The revocation will not be effective until it is received by the attorney or any third party. It is wise to keep an audit trail that the deed has been sent.

If you are revoking a Lasting Power of Attorney, you will also need to send the deed to the Office of the Public Guardian (OPG).

The position of attorney is an onerous one and not without its challenges.  Although the OPG can investigate abuse by the attorney, who can the Attorney turn to in their hour of need? For more on this read: Who protects the attorney?

Mental Capacity

Your mental capacity is vital to whether you can make decisions or not.  It will make the difference, for example, between whether you can even appoint your own attorney or not. If you are lacking mental capacity and haven’t appointed an attorney, it will be too late.   In that case, a court called the Court of Protection would have to appoint an attorney instead, or a Deputy, as it is known.  For more understanding read: Grey matter matters: Lacking mental capacity

Office of the Public Guardian

The Office of the Public Guardian (OPG) helps people in England and Wales to stay in control of decisions about their health and finance and make important decisions for others who cannot decide for themselves.

The OPG also oversees the duties of the attorney.
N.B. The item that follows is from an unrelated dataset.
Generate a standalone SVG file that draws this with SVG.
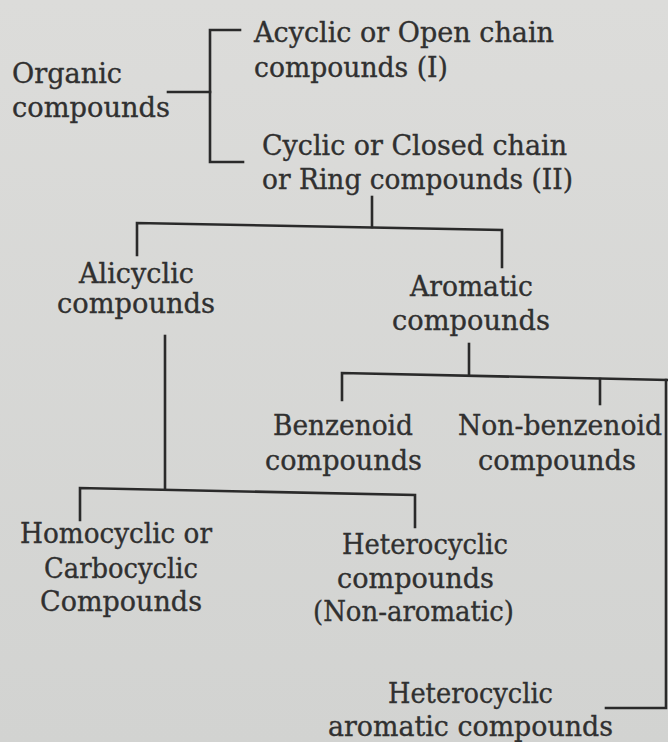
<svg xmlns="http://www.w3.org/2000/svg" width="668" height="742" viewBox="0 0 668 742">
<defs>
<linearGradient id="bg" x1="0" y1="0" x2="0" y2="1">
<stop offset="0" stop-color="#dcdcda"/>
<stop offset="1" stop-color="#d2d3d1"/>
</linearGradient>
</defs>
<style>
text{font-family:"DejaVu Serif","Liberation Serif",serif;font-size:27px;fill:#303030;stroke:#303030;stroke-width:0.35;}
.c line,.c polyline{stroke:#2a2a2a;stroke-width:2.6;fill:none;stroke-linecap:square;}
</style>
<rect width="668" height="742" fill="url(#bg)"/>
<g class="c" id="connectors">
<line x1="168" y1="92" x2="210" y2="92"/>
<polyline points="240,30 210,30 210,162 243,162"/>
<line x1="372" y1="197" x2="372" y2="227"/>
<polyline points="137,255 137,223 502,230 502,267"/>
<line x1="165" y1="336" x2="165" y2="489"/>
<polyline points="80,520 80,488 415,495 415,527"/>
<line x1="469" y1="344" x2="469" y2="375"/>
<polyline points="342,400 342,373 668,380"/>
<line x1="600" y1="379" x2="600" y2="404"/>
<polyline points="666,380 666,708 606,708"/>
</g>
<g id="organic">
<text x="12" y="83" textLength="110" lengthAdjust="spacingAndGlyphs">Organic</text>
<text x="12" y="117" textLength="158" lengthAdjust="spacingAndGlyphs">compounds</text>
</g>
<g id="acyclic">
<text x="254" y="42" textLength="300" lengthAdjust="spacingAndGlyphs">Acyclic or Open chain</text>
<text x="254" y="77" textLength="194" lengthAdjust="spacingAndGlyphs">compounds (I)</text>
</g>
<g id="cyclic">
<text x="262" y="155" textLength="305" lengthAdjust="spacingAndGlyphs">Cyclic or Closed chain</text>
<text x="262" y="189" textLength="311" lengthAdjust="spacingAndGlyphs">or Ring compounds (II)</text>
</g>
<g id="alicyclic">
<text x="79" y="283" textLength="115" lengthAdjust="spacingAndGlyphs">Alicyclic</text>
<text x="57" y="313" textLength="158" lengthAdjust="spacingAndGlyphs">compounds</text>
</g>
<g id="aromatic">
<text x="410" y="296" textLength="123" lengthAdjust="spacingAndGlyphs">Aromatic</text>
<text x="392" y="330" textLength="158" lengthAdjust="spacingAndGlyphs">compounds</text>
</g>
<g id="benzenoid">
<text x="273" y="435" textLength="140" lengthAdjust="spacingAndGlyphs">Benzenoid</text>
<text x="265" y="470" textLength="157" lengthAdjust="spacingAndGlyphs">compounds</text>
</g>
<g id="nonbenzenoid">
<text x="458" y="435" textLength="204" lengthAdjust="spacingAndGlyphs">Non-benzenoid</text>
<text x="478" y="470" textLength="158" lengthAdjust="spacingAndGlyphs">compounds</text>
</g>
<g id="homocyclic">
<text x="20" y="543" textLength="192" lengthAdjust="spacingAndGlyphs">Homocyclic or</text>
<text x="44" y="578" textLength="154" lengthAdjust="spacingAndGlyphs">Carbocyclic</text>
<text x="40" y="611" textLength="162" lengthAdjust="spacingAndGlyphs">Compounds</text>
</g>
<g id="heterocyclic-nonaromatic">
<text x="342" y="554" textLength="166" lengthAdjust="spacingAndGlyphs">Heterocyclic</text>
<text x="337" y="588" textLength="157" lengthAdjust="spacingAndGlyphs">compounds</text>
<text x="313" y="621" textLength="201" lengthAdjust="spacingAndGlyphs">(Non-aromatic)</text>
</g>
<g id="heterocyclic-aromatic">
<text x="388" y="703" textLength="165" lengthAdjust="spacingAndGlyphs">Heterocyclic</text>
<text x="328" y="736" textLength="285" lengthAdjust="spacingAndGlyphs">aromatic compounds</text>
</g>
</svg>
If a family member or friend or other relevant third party suspects that the attorney maybe abusing their position, then the OPG will investigate (although only if the donor has lost capacity).  Read more here: Stopping the attorney abusing their powers.

Using the LPA

There are various steps that the donor or attorney will need advice on so we have created some articles to help you:

Court of Protection

The Court of Protection for England and Wales can be at the Royal Courts of Justice in London or at a county court. It was created under the Mental Capacity Act 2005 and also has to consider the Human Rights Act 1998.  For more see our General Guide for the Court of Protection

The Court can decide whether a person has the ability to make their own decision at the time it needs to be made – this is called mental capacity and, if someone cannot make their own decisions, they lack capacity. The Court can also make decisions for someone who lacks capacity – this is called making a best interests decision. The Court cannot make decisions on behalf of someone who has capacity.

Both matters of finance and welfare are dealt with by the Court of Protection (COP).

The Court can also appoint a Deputy if a person has already lost capacity.  The Deputy may be family or a friend or a professional, such as a solicitor.